What is the role of beta in portfolio risk assessment?

By PriyaSahu

       Beta helps assess portfolio risk by showing how much your portfolio's value might change compared to the overall market. It measures the sensitivity of your portfolio to market movements. A higher beta means your portfolio could be more volatile and risky, while a lower beta means it’s more stable and less affected by market ups and downs.



What is Beta in Portfolio Risk Assessment?

Beta in portfolio risk assessment measures how the combined stocks in your portfolio move relative to the market index like Nifty 50. It shows whether your portfolio is more or less volatile than the market. For example, a portfolio beta of 1.2 means it can move 20% more than the market, while a beta of 0.8 means it moves 20% less.

This helps you understand your overall investment risk and decide if it matches your comfort level.



How Does Beta Show Your Portfolio’s Risk Level?

Beta tells you how much your portfolio might gain or lose compared to the market. A high beta portfolio can bring bigger profits in good times but also bigger losses when the market falls. A low beta portfolio will have smaller ups and downs, giving more steady returns.

Knowing your portfolio’s beta helps you prepare for market changes and avoid surprises.



Why Should You Check Beta Before Building a Portfolio?

Checking beta before building your portfolio helps you choose stocks that fit your risk comfort. If you want steady growth with less risk, pick stocks with low beta. If you want higher growth and can handle ups and downs, pick some high beta stocks.

Combining different beta stocks helps balance your portfolio, lowering risk while keeping good return chances.



How to Calculate Portfolio Beta?

Portfolio beta is calculated by taking the weighted average of the betas of all stocks in your portfolio. Each stock’s beta is multiplied by its proportion in the portfolio, and then all are added together.

This gives a single number showing how your whole portfolio might behave in relation to the market.

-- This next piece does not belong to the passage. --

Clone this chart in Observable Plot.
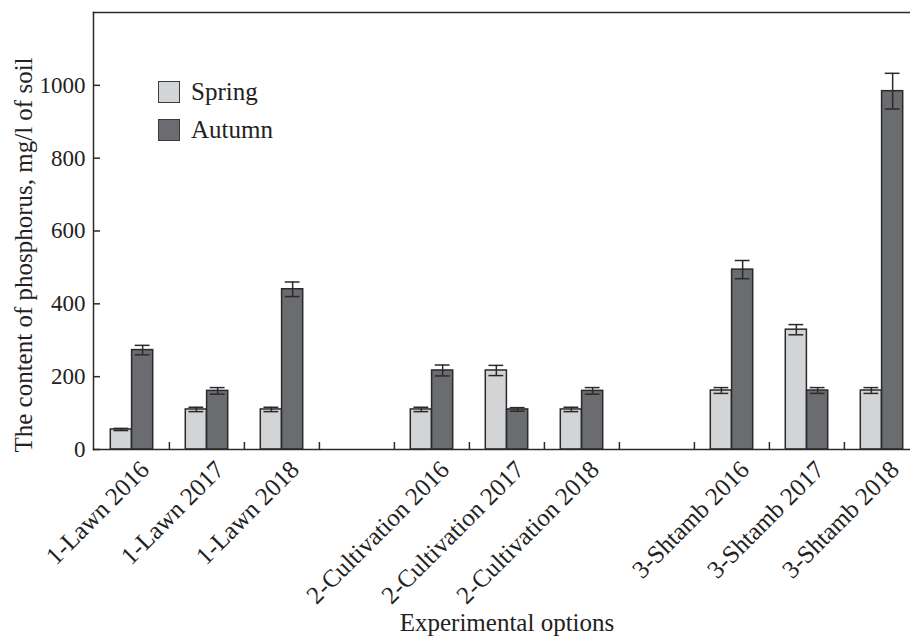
<!DOCTYPE html>
<html>
<head>
<meta charset="utf-8">
<script src="https://cdn.jsdelivr.net/npm/d3@7"></script>
<script src="https://cdn.jsdelivr.net/npm/@observablehq/plot@0.6"></script>
<style>
  html, body { margin: 0; padding: 0; background: #fff; overflow: hidden; }
  #wrap { position: relative; width: 910px; height: 639px; }
  .legend { position: absolute; left: 158px; font-family: "Liberation Serif", serif; font-size: 25px; color: #222; display: flex; align-items: center; }
  .legend .sw { width: 20px; height: 20px; border: 1.5px solid #3a3a3a; margin-right: 11px; }
</style>
</head>
<body>
<div id="wrap"></div>
<script>
// ---- data ----
const slots = ["1-Lawn 2016", "1-Lawn 2017", "1-Lawn 2018", "gap-1",
  "2-Cultivation 2016", "2-Cultivation 2017", "2-Cultivation 2018", "gap-2",
  "3-Shtamb 2016", "3-Shtamb 2017", "3-Shtamb 2018"];
const options = ["1-Lawn 2016", "1-Lawn 2017", "1-Lawn 2018",
  "2-Cultivation 2016", "2-Cultivation 2017", "2-Cultivation 2018",
  "3-Shtamb 2016", "3-Shtamb 2017", "3-Shtamb 2018"];
const seasons = ["Spring", "Autumn"];
const springValues = [55, 110, 110, 110, 217, 110, 162, 329, 162];
const springErrors = [3, 6, 6, 6, 14, 6, 8, 14, 8];
const autumnValues = [273, 161, 440, 217, 110, 161, 494, 162, 984];
const autumnErrors = [13, 9, 20, 15, 5, 9, 25, 8, 49];
const yTicks = [0, 200, 400, 600, 800, 1000];
const yMax = 1200;
const colors = ["#d3d4d6", "#6b6c70"];

const spring = options.map((o, i) => ({option: o, value: springValues[i], err: springErrors[i]}));
const autumn = options.map((o, i) => ({option: o, value: autumnValues[i], err: autumnErrors[i]}));

// ---- layout ----
const W = 910, H = 639, ML = 93, MR = -10, MT = 12, MB = 190;
const step = (W - ML - MR) / slots.length;
const barW = 21.3;
const pad = step / 2 - barW;
const capHalf = 7.5;
const ink = "#2a2a2a";
const tickLen = 7 * yMax / (H - MT - MB);

const chart = Plot.plot({
  width: W, height: H,
  marginLeft: ML, marginRight: MR, marginTop: MT, marginBottom: MB,
  style: {fontFamily: "'Liberation Serif', serif", fontSize: "25px", color: "#222", background: "#fff", overflow: "visible"},
  x: {domain: slots, padding: 0, axis: null},
  y: {domain: [0, yMax], axis: null},
  marks: [
    Plot.barY(spring, {x: "option", y: "value", fill: colors[0], stroke: ink, strokeWidth: 1.5, insetLeft: pad, insetRight: step - pad - barW}),
    Plot.barY(autumn, {x: "option", y: "value", fill: colors[1], stroke: ink, strokeWidth: 1.5, insetLeft: pad + barW, insetRight: pad}),
    Plot.ruleX(spring, {x: "option", y1: d => d.value - d.err, y2: d => d.value + d.err, dx: -barW / 2, stroke: ink, strokeWidth: 1.5}),
    Plot.ruleX(autumn, {x: "option", y1: d => d.value - d.err, y2: d => d.value + d.err, dx: barW / 2, stroke: ink, strokeWidth: 1.5}),
    Plot.tickY(spring, {x: "option", y: d => d.value + d.err, stroke: ink, strokeWidth: 1.5, insetLeft: step / 2 - barW / 2 - capHalf, insetRight: step / 2 + barW / 2 - capHalf}),
    Plot.tickY(spring, {x: "option", y: d => d.value - d.err, stroke: ink, strokeWidth: 1.5, insetLeft: step / 2 - barW / 2 - capHalf, insetRight: step / 2 + barW / 2 - capHalf}),
    Plot.tickY(autumn, {x: "option", y: d => d.value + d.err, stroke: ink, strokeWidth: 1.5, insetLeft: step / 2 + barW / 2 - capHalf, insetRight: step / 2 - barW / 2 - capHalf}),
    Plot.tickY(autumn, {x: "option", y: d => d.value - d.err, stroke: ink, strokeWidth: 1.5, insetLeft: step / 2 + barW / 2 - capHalf, insetRight: step / 2 - barW / 2 - capHalf}),
    // slot boundary ticks on the baseline
    Plot.ruleX(slots.slice(1), {x: d => d, y1: 0, y2: tickLen, dx: -step / 2, stroke: ink, strokeWidth: 1.5}),
    Plot.frame({anchor: "left", stroke: ink, strokeWidth: 1.5}),
    Plot.frame({anchor: "top", stroke: ink, strokeWidth: 1.5}),
    Plot.frame({anchor: "bottom", stroke: ink, strokeWidth: 1.5}),
    Plot.axisY(yTicks, {anchor: "left", tickSize: -7, tickPadding: 15, tickFormat: d => String(d), stroke: ink, strokeWidth: 1.5, fontSize: 23, label: null}),
    Plot.axisX(options, {anchor: "bottom", tickSize: 0, tickRotate: -45, tickPadding: 10, dx: 13, dy: 6, fontSize: 25, label: null}),
    Plot.text(["Experimental options"], {frameAnchor: "bottom", dy: 173, lineAnchor: "middle", textAnchor: "middle", fontSize: 25, fill: "#222"}),
    Plot.text(["The content of phosphorus, mg/l of soil"], {frameAnchor: "left", dx: -70, dy: 24, rotate: -90, lineAnchor: "middle", textAnchor: "middle", fontSize: 25, fill: "#222"})
  ]
});

const wrap = document.getElementById("wrap");
wrap.appendChild(chart);
seasons.forEach((s, i) => {
  const div = document.createElement("div");
  div.className = "legend";
  div.style.top = (80 + i * 38) + "px";
  div.style.height = "23px";
  div.innerHTML = `<span class="sw" style="background:${colors[i]}"></span><span>${s}</span>`;
  wrap.appendChild(div);
});
</script>
</body>
</html>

Can Beta Predict Portfolio Performance?

Beta helps predict how your portfolio might move when the market changes, but it does not guarantee returns. It only shows expected risk and volatility. Other factors like company performance, economy, and market news also affect your portfolio.

Use beta as one tool among many to manage your investments wisely.



How to Use Beta to Improve Your Portfolio Safety?

To improve portfolio safety, keep your portfolio beta close to or below 1. This reduces big ups and downs. You can add low beta stocks from stable sectors like FMCG, utilities, and banking. This helps protect your investments when the market is volatile.

Regularly check your portfolio beta and adjust your stocks to stay comfortable with the risk.